◆ **What you have to do**: Write the lines out again, from the top of the material to the line containing "var yTicks = [0, 50, 100, 150, 200, 250];", pictures excluded.

◆ **Given material**:

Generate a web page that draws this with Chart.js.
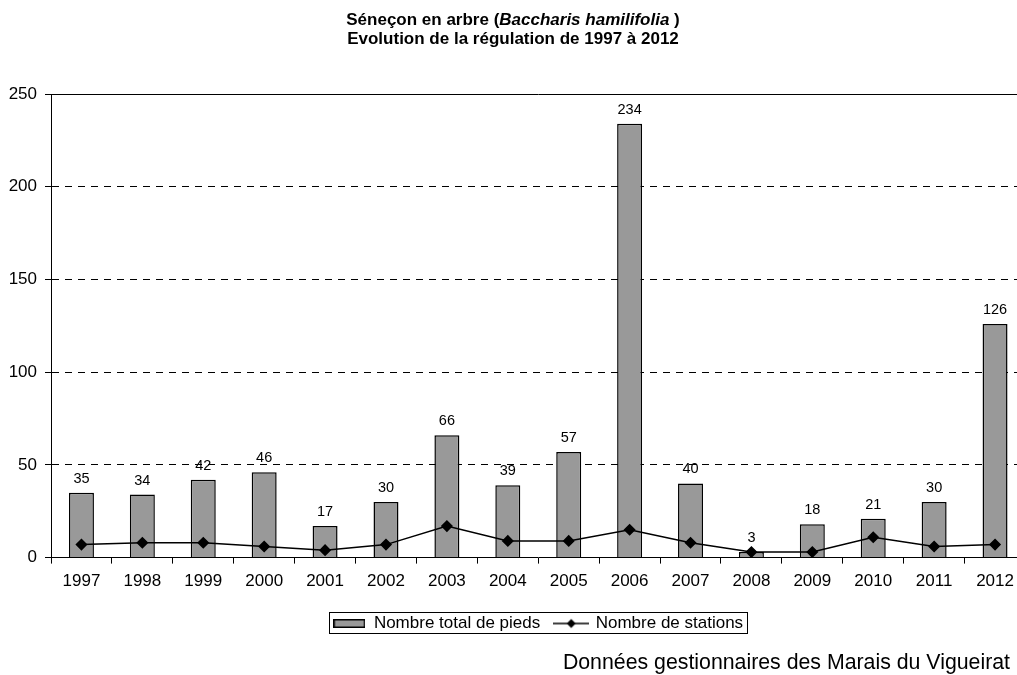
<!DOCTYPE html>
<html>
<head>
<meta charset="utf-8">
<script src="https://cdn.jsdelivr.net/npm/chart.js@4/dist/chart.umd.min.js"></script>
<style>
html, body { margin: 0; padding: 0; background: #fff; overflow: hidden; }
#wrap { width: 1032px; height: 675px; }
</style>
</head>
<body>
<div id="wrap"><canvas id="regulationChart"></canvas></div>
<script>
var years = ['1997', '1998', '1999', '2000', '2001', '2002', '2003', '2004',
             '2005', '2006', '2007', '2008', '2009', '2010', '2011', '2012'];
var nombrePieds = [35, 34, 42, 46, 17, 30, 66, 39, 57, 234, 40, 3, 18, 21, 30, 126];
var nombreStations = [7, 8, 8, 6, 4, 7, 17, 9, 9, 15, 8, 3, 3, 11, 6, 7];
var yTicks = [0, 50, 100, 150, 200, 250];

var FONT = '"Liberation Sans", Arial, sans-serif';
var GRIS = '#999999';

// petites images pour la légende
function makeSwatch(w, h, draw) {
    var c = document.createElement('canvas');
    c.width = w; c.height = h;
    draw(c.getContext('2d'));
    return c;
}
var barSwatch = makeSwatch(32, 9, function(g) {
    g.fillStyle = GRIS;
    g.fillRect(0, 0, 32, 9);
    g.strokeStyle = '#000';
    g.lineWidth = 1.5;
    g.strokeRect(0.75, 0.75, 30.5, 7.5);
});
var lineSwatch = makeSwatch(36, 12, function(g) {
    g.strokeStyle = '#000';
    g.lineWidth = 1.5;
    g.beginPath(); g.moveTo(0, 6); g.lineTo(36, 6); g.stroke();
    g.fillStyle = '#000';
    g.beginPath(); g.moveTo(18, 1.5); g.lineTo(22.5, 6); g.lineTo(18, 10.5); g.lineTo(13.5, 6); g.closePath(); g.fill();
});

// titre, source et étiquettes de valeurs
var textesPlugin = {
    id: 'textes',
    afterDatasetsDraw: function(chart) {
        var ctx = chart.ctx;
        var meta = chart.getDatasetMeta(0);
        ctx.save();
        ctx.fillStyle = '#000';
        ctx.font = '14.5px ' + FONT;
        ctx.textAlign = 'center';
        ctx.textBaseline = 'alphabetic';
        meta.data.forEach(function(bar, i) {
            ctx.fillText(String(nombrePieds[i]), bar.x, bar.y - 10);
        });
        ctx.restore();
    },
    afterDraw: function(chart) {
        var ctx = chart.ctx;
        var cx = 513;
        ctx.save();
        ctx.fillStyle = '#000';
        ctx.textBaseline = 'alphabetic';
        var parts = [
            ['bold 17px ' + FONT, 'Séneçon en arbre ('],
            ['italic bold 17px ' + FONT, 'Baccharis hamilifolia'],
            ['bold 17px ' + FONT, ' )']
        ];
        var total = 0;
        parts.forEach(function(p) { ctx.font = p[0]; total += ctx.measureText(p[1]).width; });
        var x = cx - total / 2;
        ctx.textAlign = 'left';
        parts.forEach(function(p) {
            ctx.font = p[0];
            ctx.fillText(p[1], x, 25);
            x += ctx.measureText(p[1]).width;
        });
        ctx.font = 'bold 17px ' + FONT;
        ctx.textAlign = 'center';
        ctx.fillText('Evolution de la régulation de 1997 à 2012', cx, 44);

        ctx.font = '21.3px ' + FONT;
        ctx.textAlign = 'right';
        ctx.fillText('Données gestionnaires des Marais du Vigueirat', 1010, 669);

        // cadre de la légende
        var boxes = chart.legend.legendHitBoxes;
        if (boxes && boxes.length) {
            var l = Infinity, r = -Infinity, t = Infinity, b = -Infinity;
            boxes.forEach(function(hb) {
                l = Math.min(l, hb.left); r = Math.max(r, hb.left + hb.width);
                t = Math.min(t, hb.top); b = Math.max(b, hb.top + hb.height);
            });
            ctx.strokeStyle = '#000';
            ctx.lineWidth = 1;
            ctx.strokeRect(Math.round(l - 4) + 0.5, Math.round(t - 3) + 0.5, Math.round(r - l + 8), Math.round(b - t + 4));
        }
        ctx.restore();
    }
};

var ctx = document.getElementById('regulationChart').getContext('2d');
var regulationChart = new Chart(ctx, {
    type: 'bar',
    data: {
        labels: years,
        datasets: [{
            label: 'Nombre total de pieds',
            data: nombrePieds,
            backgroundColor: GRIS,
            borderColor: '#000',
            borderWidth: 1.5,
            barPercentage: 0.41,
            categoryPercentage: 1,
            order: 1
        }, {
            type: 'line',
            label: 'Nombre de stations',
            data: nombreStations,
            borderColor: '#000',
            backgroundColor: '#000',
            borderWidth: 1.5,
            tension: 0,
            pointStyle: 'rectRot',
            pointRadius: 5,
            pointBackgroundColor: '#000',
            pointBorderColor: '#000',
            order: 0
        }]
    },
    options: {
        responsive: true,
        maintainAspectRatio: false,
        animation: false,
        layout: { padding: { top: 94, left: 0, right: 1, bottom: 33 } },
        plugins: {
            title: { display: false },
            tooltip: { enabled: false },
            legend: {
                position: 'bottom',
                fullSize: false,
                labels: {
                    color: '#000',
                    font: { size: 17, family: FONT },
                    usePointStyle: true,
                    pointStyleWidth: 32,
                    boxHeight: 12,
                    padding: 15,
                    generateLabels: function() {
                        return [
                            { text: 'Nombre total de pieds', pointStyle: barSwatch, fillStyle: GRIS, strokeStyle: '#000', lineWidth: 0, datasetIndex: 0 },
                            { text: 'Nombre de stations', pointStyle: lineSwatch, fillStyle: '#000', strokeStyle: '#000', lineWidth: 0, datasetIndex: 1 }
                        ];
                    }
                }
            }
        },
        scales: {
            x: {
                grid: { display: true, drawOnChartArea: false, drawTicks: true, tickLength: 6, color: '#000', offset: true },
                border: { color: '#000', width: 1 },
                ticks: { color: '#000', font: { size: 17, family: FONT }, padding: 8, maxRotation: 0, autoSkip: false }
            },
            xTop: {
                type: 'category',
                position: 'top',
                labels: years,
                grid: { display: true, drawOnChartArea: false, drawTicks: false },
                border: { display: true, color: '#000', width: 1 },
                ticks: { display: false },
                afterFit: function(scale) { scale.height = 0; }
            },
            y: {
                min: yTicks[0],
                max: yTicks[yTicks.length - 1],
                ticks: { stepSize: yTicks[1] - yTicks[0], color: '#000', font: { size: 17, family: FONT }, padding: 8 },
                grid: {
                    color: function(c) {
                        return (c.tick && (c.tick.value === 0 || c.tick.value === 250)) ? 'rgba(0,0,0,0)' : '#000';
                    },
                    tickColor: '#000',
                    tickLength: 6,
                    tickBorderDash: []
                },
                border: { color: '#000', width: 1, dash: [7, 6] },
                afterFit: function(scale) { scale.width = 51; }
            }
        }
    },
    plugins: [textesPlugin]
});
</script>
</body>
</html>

◆ **Exercise solution**:
Generate a web page that draws this with Chart.js.
<!DOCTYPE html>
<html>
<head>
<meta charset="utf-8">
<script src="https://cdn.jsdelivr.net/npm/chart.js@4/dist/chart.umd.min.js"></script>
<style>
html, body { margin: 0; padding: 0; background: #fff; overflow: hidden; }
#wrap { width: 1032px; height: 675px; }
</style>
</head>
<body>
<div id="wrap"><canvas id="regulationChart"></canvas></div>
<script>
var years = ['1997', '1998', '1999', '2000', '2001', '2002', '2003', '2004',
             '2005', '2006', '2007', '2008', '2009', '2010', '2011', '2012'];
var nombrePieds = [35, 34, 42, 46, 17, 30, 66, 39, 57, 234, 40, 3, 18, 21, 30, 126];
var nombreStations = [7, 8, 8, 6, 4, 7, 17, 9, 9, 15, 8, 3, 3, 11, 6, 7];
var yTicks = [0, 50, 100, 150, 200, 250];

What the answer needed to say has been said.